REQUIRED WORK
Copy each line exactly. Drop every picture.

SUPPLIED MATERIAL

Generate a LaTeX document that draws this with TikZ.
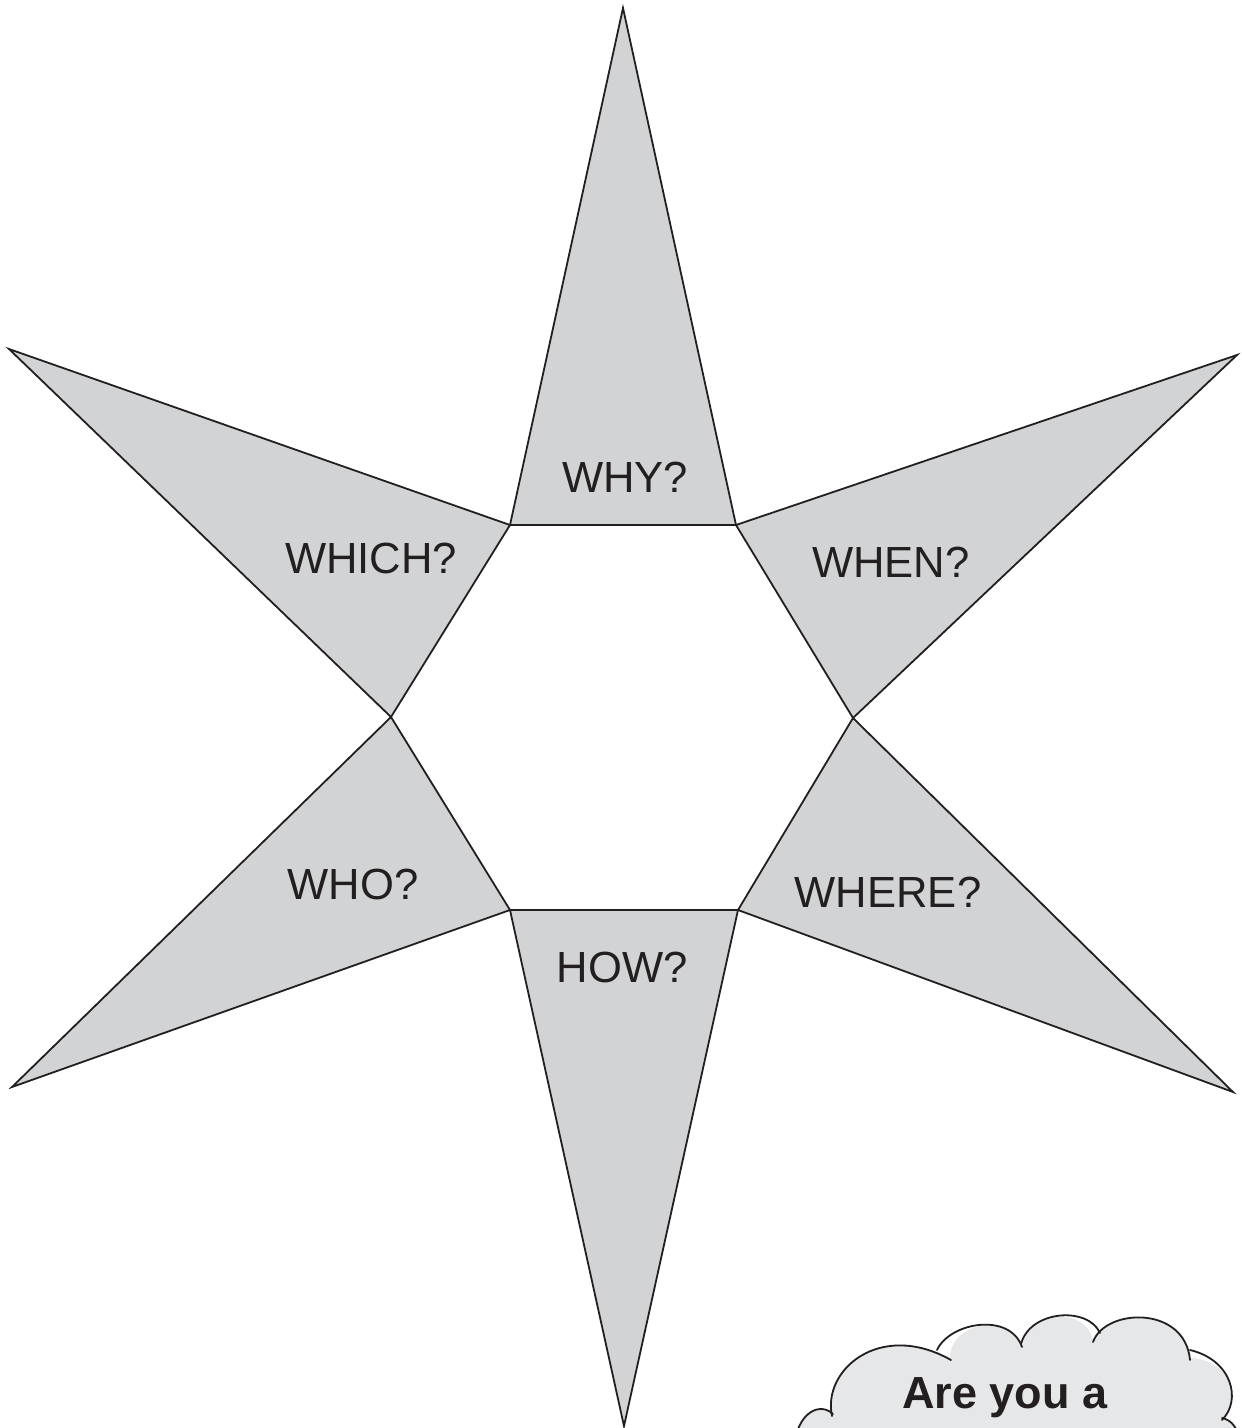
\documentclass[tikz,border=0pt]{standalone}
\usepackage{fontspec}
\setmainfont{Liberation Sans}
\definecolor{armgray}{HTML}{D1D3D4}
\definecolor{cloudgray}{HTML}{E6E7E8}
\definecolor{inkc}{HTML}{231F20}
\begin{document}
\begin{tikzpicture}[x=1pt,y=-1pt,
  arm/.style={fill=armgray,draw=inkc,line width=1.8pt,line join=miter},
  qlabel/.style={anchor=base,inner sep=0pt,text=inkc,font=\fontsize{43.6}{50}\selectfont},
  cloudline/.style={draw=inkc,line width=1.8pt,line cap=round}]
\useasboundingbox (0,0) rectangle (1242,1428);
% hexagon corners
\coordinate (h1) at (510,525);
\coordinate (h2) at (736,525);
\coordinate (h3) at (853,718);
\coordinate (h4) at (738,910);
\coordinate (h5) at (510,910);
\coordinate (h6) at (391,717);
% tips
\coordinate (tTop) at (623,8);
\coordinate (tUR) at (1237,355);
\coordinate (tLR) at (1233,1092);
\coordinate (tBot) at (624,1426);
\coordinate (tLL) at (12,1087);
\coordinate (tUL) at (9,349);
% arms
\draw[arm] (h1) -- (tTop) -- (h2) -- cycle;
\draw[arm] (h2) -- (tUR) -- (h3) -- cycle;
\draw[arm] (h3) -- (tLR) -- (h4) -- cycle;
\draw[arm] (h4) -- (tBot) -- (h5) -- cycle;
\draw[arm] (h5) -- (tLL) -- (h6) -- cycle;
\draw[arm] (h6) -- (tUL) -- (h1) -- cycle;
% labels
\node[qlabel] (why) at (625,492) {WHY?};
\node[qlabel] (when) at (891,577) {WHEN?};
\node[qlabel] (which) at (371,573) {WHICH?};
\node[qlabel] (who) at (353,899) {WHO?};
\node[qlabel] (where) at (888,907) {WHERE?};
\node[qlabel] (how) at (622,982) {HOW?};
% cloud
\fill[cloudgray] (795,1440) .. controls (800,1412) and (820,1402) .. (832,1412)
  .. controls (822,1370) and (880,1320) .. (950,1358)
  .. controls (950,1322) and (1010,1312) .. (1022,1346)
  .. controls (1030,1310) and (1088,1306) .. (1093,1342)
  .. controls (1105,1308) and (1185,1305) .. (1190,1358)
  .. controls (1232,1360) and (1242,1400) .. (1222,1420)
  .. controls (1232,1420) and (1237,1428) .. (1240,1440) -- cycle;
\draw[cloudline] (795,1440) .. controls (800,1412) and (820,1402) .. (833,1414);
\draw[cloudline] (832,1416) .. controls (822,1370) and (880,1320) .. (951,1360);
\draw[cloudline] (937,1350) .. controls (950,1322) and (1010,1312) .. (1022,1347);
\draw[cloudline] (1021,1344) .. controls (1030,1310) and (1088,1306) .. (1100,1333);
\draw[cloudline] (1093,1342) .. controls (1105,1308) and (1185,1305) .. (1190,1360);
\draw[cloudline] (1190,1350) .. controls (1232,1360) and (1242,1400) .. (1222,1420);
\draw[cloudline] (1222,1418) .. controls (1232,1420) and (1237,1428) .. (1240,1440);
\node[anchor=base,inner sep=0pt,text=inkc,font=\fontsize{45}{52}\selectfont\bfseries] (cloudtext) at (1005,1408) {Are you a};
\end{tikzpicture}
\end{document}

REPLY
Generate a LaTeX document that draws this with TikZ.
\documentclass[tikz,border=0pt]{standalone}
\usepackage{fontspec}
\setmainfont{Liberation Sans}
\definecolor{armgray}{HTML}{D1D3D4}
\definecolor{cloudgray}{HTML}{E6E7E8}
\definecolor{inkc}{HTML}{231F20}
\begin{document}
\begin{tikzpicture}[x=1pt,y=-1pt,
  arm/.style={fill=armgray,draw=inkc,line width=1.8pt,line join=miter},
  qlabel/.style={anchor=base,inner sep=0pt,text=inkc,font=\fontsize{43.6}{50}\selectfont},
  cloudline/.style={draw=inkc,line width=1.8pt,line cap=round}]
\useasboundingbox (0,0) rectangle (1242,1428);
% hexagon corners
\coordinate (h1) at (510,525);
\coordinate (h2) at (736,525);
\coordinate (h3) at (853,718);
\coordinate (h4) at (738,910);
\coordinate (h5) at (510,910);
\coordinate (h6) at (391,717);
% tips
\coordinate (tTop) at (623,8);
\coordinate (tUR) at (1237,355);
\coordinate (tLR) at (1233,1092);
\coordinate (tBot) at (624,1426);
\coordinate (tLL) at (12,1087);
\coordinate (tUL) at (9,349);
% arms
\draw[arm] (h1) -- (tTop) -- (h2) -- cycle;
\draw[arm] (h2) -- (tUR) -- (h3) -- cycle;
\draw[arm] (h3) -- (tLR) -- (h4) -- cycle;
\draw[arm] (h4) -- (tBot) -- (h5) -- cycle;
\draw[arm] (h5) -- (tLL) -- (h6) -- cycle;
\draw[arm] (h6) -- (tUL) -- (h1) -- cycle;
% labels
\node[qlabel] (why) at (625,492) {WHY?};
\node[qlabel] (when) at (891,577) {WHEN?};
\node[qlabel] (which) at (371,573) {WHICH?};
\node[qlabel] (who) at (353,899) {WHO?};
\node[qlabel] (where) at (888,907) {WHERE?};
\node[qlabel] (how) at (622,982) {HOW?};
% cloud
\fill[cloudgray] (795,1440) .. controls (800,1412) and (820,1402) .. (832,1412)
  .. controls (822,1370) and (880,1320) .. (950,1358)
  .. controls (950,1322) and (1010,1312) .. (1022,1346)
  .. controls (1030,1310) and (1088,1306) .. (1093,1342)
  .. controls (1105,1308) and (1185,1305) .. (1190,1358)
  .. controls (1232,1360) and (1242,1400) .. (1222,1420)
  .. controls (1232,1420) and (1237,1428) .. (1240,1440) -- cycle;
\draw[cloudline] (795,1440) .. controls (800,1412) and (820,1402) .. (833,1414);
\draw[cloudline] (832,1416) .. controls (822,1370) and (880,1320) .. (951,1360);
\draw[cloudline] (937,1350) .. controls (950,1322) and (1010,1312) .. (1022,1347);
\draw[cloudline] (1021,1344) .. controls (1030,1310) and (1088,1306) .. (1100,1333);
\draw[cloudline] (1093,1342) .. controls (1105,1308) and (1185,1305) .. (1190,1360);
\draw[cloudline] (1190,1350) .. controls (1232,1360) and (1242,1400) .. (1222,1420);
\draw[cloudline] (1222,1418) .. controls (1232,1420) and (1237,1428) .. (1240,1440);
\node[anchor=base,inner sep=0pt,text=inkc,font=\fontsize{45}{52}\selectfont\bfseries] (cloudtext) at (1005,1408) {Are you a};
\end{tikzpicture}
\end{document}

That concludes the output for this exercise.